Good Report Mike. Maybe you even you worked alongside Jordan Belfort the wolf of wall street back, although that would be going back 30 years according to his book. His book is actually 4 books within the one book.

Mick Friday, October 21, 2016 at 11:46 am

It’s good to see that more than just a few passive investors are starting to smarten up.

Rudy Friday, October 21, 2016 at 12:46 pm

Which Vanguard fund do you recommend?

Jerry Friday, October 21, 2016 at 4:37 pm

Trump will make the economy much better by bring new sound ideas & new people.

Jerry Friday, October 21, 2016 at 4:39 pm

True, but if he wins the old is out the new will be fresh.

Jerry Friday, October 21, 2016 at 4:42 pm

The old guard is sinking.
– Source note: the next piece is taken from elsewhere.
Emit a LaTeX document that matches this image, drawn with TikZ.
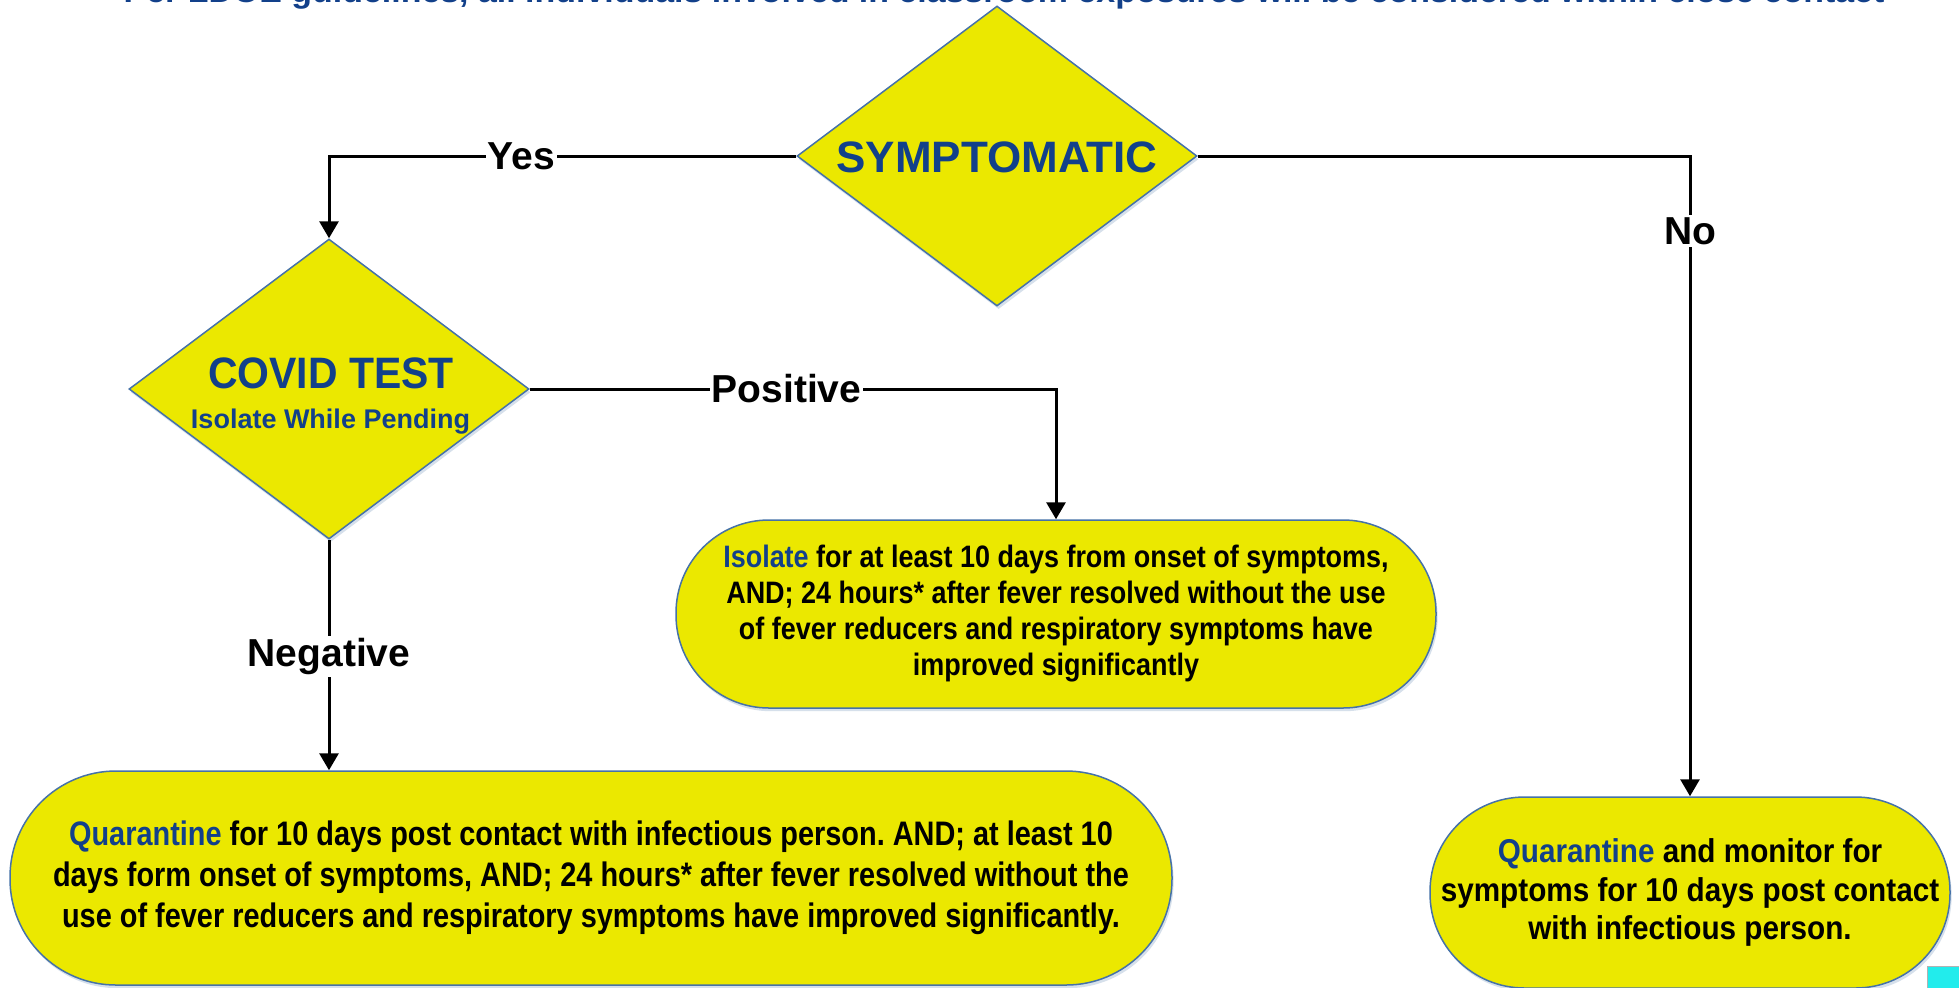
\documentclass[tikz,border=0pt]{standalone}
\usepackage{fontspec}
\setmainfont{Liberation Sans}
\frenchspacing
\newfontfamily\condA[FakeStretch=0.87]{Liberation Sans}
\newfontfamily\condB[FakeStretch=0.85]{Liberation Sans}
\newfontfamily\condC[FakeStretch=0.9]{Liberation Sans}
\newfontfamily\condD[FakeStretch=0.93]{Liberation Sans}
\newfontfamily\titlefont[FakeStretch=1.06]{Liberation Sans}
\usetikzlibrary{shapes.geometric,arrows.meta,shadows}
\definecolor{fillyel}{RGB}{235,232,0}
\definecolor{bordblue}{RGB}{70,114,168}
\definecolor{txtblue}{RGB}{18,64,138}
\definecolor{cyanbox}{RGB}{34,236,236}
\tikzset{
  shapeshadow/.style={drop shadow={shadow xshift=0.8pt,shadow yshift=-1.6pt,fill=bordblue,opacity=0.22}},
  decision/.style={diamond,draw=bordblue,line width=0.75pt,fill=fillyel,inner sep=0pt,
    minimum width=200pt,minimum height=150pt,shapeshadow},
  terminal/.style={rectangle,draw=bordblue,line width=0.75pt,fill=fillyel,inner sep=0pt,
    align=center,shapeshadow},
  conn/.style={draw=black,line width=1.5pt,-{Triangle[length=8.5pt,width=9.5pt]}},
  lab/.style={fill=white,inner sep=1pt,font=\bfseries\fontsize{19.5}{22}\selectfont},
  headtxt/.style={text=txtblue,font=\bfseries\fontsize{22}{24}\selectfont,anchor=base,inner sep=0pt},
}
\begin{document}
\begin{tikzpicture}[x=0.5pt,y=-0.5pt]
\useasboundingbox (0,0) rectangle (1959,987);
\fill[white] (0,0) rectangle (1959,987);

% cut-off title
\node[anchor=base,inner sep=0pt,text=txtblue,font=\titlefont\bfseries\fontsize{16}{18}\selectfont] (title) at (1004,2)
  {Per LDOE guidelines, all individuals involved in classroom exposures will be considered within close contact};

% decisions
\node[decision] (sym) at (997,156) {};
\node[headtxt] (symtxt) at (997,172) {SYMPTOMATIC};

\node[decision] (covid) at (329,389) {};
\node[headtxt,font=\condD\bfseries\fontsize{22}{24}\selectfont] (covtxt) at (331,388) {COVID TEST};
\node[headtxt,font=\bfseries\fontsize{13.5}{15}\selectfont] (covsub) at (330.5,428) {Isolate While Pending};

% terminals
\node[terminal,minimum width=380pt,minimum height=94pt,rounded corners=46.5pt,
  font=\condA\bfseries\fontsize{15.5}{18}\selectfont] (iso) at (1056,614)
  {{\color{txtblue}Isolate} for at least 10 days from onset of symptoms,\\
   AND; 24 hours* after fever resolved without the use\\
   of fever reducers and respiratory symptoms have\\
   improved significantly};

\node[terminal,minimum width=581pt,minimum height=107pt,rounded corners=53pt,
  font=\condB\bfseries\fontsize{17}{20.5}\selectfont] (quar) at (591,878)
  {{\color{txtblue}Quarantine} for 10 days post contact with infectious person. AND; at least 10\\
   days form onset of symptoms, AND; 24 hours* after fever resolved without the\\
   use of fever reducers and respiratory symptoms have improved significantly.};

\node[terminal,minimum width=260pt,minimum height=95.5pt,rounded corners=47.3pt,
  font=\condC\bfseries\fontsize{16.5}{19.25}\selectfont] (mon) at (1690,892.5)
  {{\color{txtblue}Quarantine} and monitor for\\
   symptoms for 10 days post contact\\
   with infectious person.};

% connectors
\draw[conn] (sym.west) -| (covid.north) node[lab,pos=0.294] (yes) {Yes};
\draw[conn] (sym.east) -| (mon.north) node[lab,pos=0.5585] (no) {No};
\draw[conn] (covid.east) -| (iso.north) node[lab,pos=0.244] (pos) {Positive};
\draw[conn] (covid.south) -- (covid.south |- quar.north) node[lab,pos=0.506] (neg) {Negative};

% small cyan box at the corner
\node[draw=gray!60,line width=0.5pt,fill=cyanbox,minimum width=20pt,minimum height=14pt,
  inner sep=0pt,anchor=north west] (corner) at (1927,966) {};
\end{tikzpicture}
\end{document}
I don’t want to treat water the next four years.

brian Friday, October 21, 2016 at 4:45 pm

I think many of these ETF’s may not have the money to redeem all the shares in a sell off.
Whats your take?
Brian

Jerry Friday, October 21, 2016 at 5:02 pm

The present guard is not going to be showing much to excite our young investors.
I hope you consider & think more about the new technology, ideas(things being kept quiet until new blood is in charge)and restrictions removed on so many things. Vote out the old guard & get them out of our way in both parties.

Eagle495 Sunday, October 23, 2016 at 2:30 pm

Do some study…. Millenials want Hillary 68% to 20% for Dump….. What FAUX News did not share that fact?